Жила, была | страница 29
К тому времени все железные и шоссейные дороги, все пути перерезали, в небе над Ладожским озером господствовала вражеская авиация. Последняя надежда — изыскать внутренние резервы.
С пивоваренных заводов увезли солод и дрожжи, у интендантов отняли лошадиный корм — овес, на кожевенных фабриках изъяли опойки, шкурки молодых телят. В торговом порту обнаружили тысячи тонн жмыха подсолнечника, в мирное время его сжигали в пароходных топках. Соскребли многолетнюю производственную пыль со стен и потолков в мельничных цехах, вытряхнули, выбили каждый мешок из-под муки и круп.
Ячменные и ржаные отруби, хлопковый жмых и шроты — выжимки сои, кукурузные ростки и проросшее зерно, поднятое водолазами со дна Невы из затонувших барж, — все, что годилось или могло сгодиться в пищу, взяли на строгий учет и под охрану.
Постоянное недоедание подтачивало здоровье, губило людей.
Врачи все чаще называли причину смерти — «истощение организма». Две страшных болезни расползлись по городу: описанная в книгах о полярниках и моряках парусного флота цинга и даже не каждому медику известная — алиментарная дистрофия.

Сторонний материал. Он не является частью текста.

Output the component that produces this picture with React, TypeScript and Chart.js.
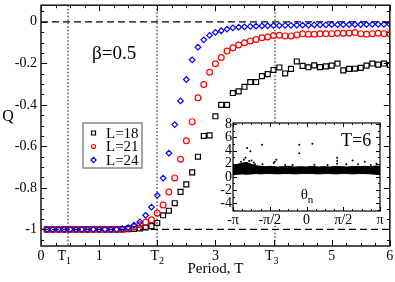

И все же голода еще не было, население трагически сокращалось от бомбежек и обстрелов.
Хлебозаводы выпекали только формовой хлеб — «кирпичики». Круглый, подовый, выкладывается на пол печи и требует особого замеса. В жестяное корытце, форму, можно любую примесь добавить, воды подлить. Но и на такой, на три четверти из примесей хлеб не хватало муки. 30 ноября нормы снизились еще раз. Теперь хлеба рабочим и ИТР — по 300 граммов, остальным — по 150.
Остальным — это служащим, это старикам, немощным пенсионерам — в общем, иждивенцам. И — детям.
— Сто пятьдесят, — пробулькал Серый, словно взвешивая на слух крохотный ломтик хлеба. — Сто пятьдесят…
Таня по-прежнему называла его про себя «Серым», хотя он и сменил затрапезный плащ на кавалерийскую шинель со споротыми петлицами. Человек этот, быть может, до того как стал калекой от несчастного случая или несправедливости, сломавшей всю его судьбу и жизнь, ходил в героях гражданской войны, а то и в мирное время командовал войсками. Впрочем, кроме плаща и шинели, ничто не свидетельствовало благородное и благополучное прошлое человека со скрюченной, как птичья лапка, кистью руки.
Очередь молча внимала Серому, не поддерживая, но и не отвергая его суждений.
— Сто пятьдесят. Еще одно снижение — и… И — смерть, — Серый не рубанул воздух, не отмахнул резко, а как бы выронил свою искалеченную руку.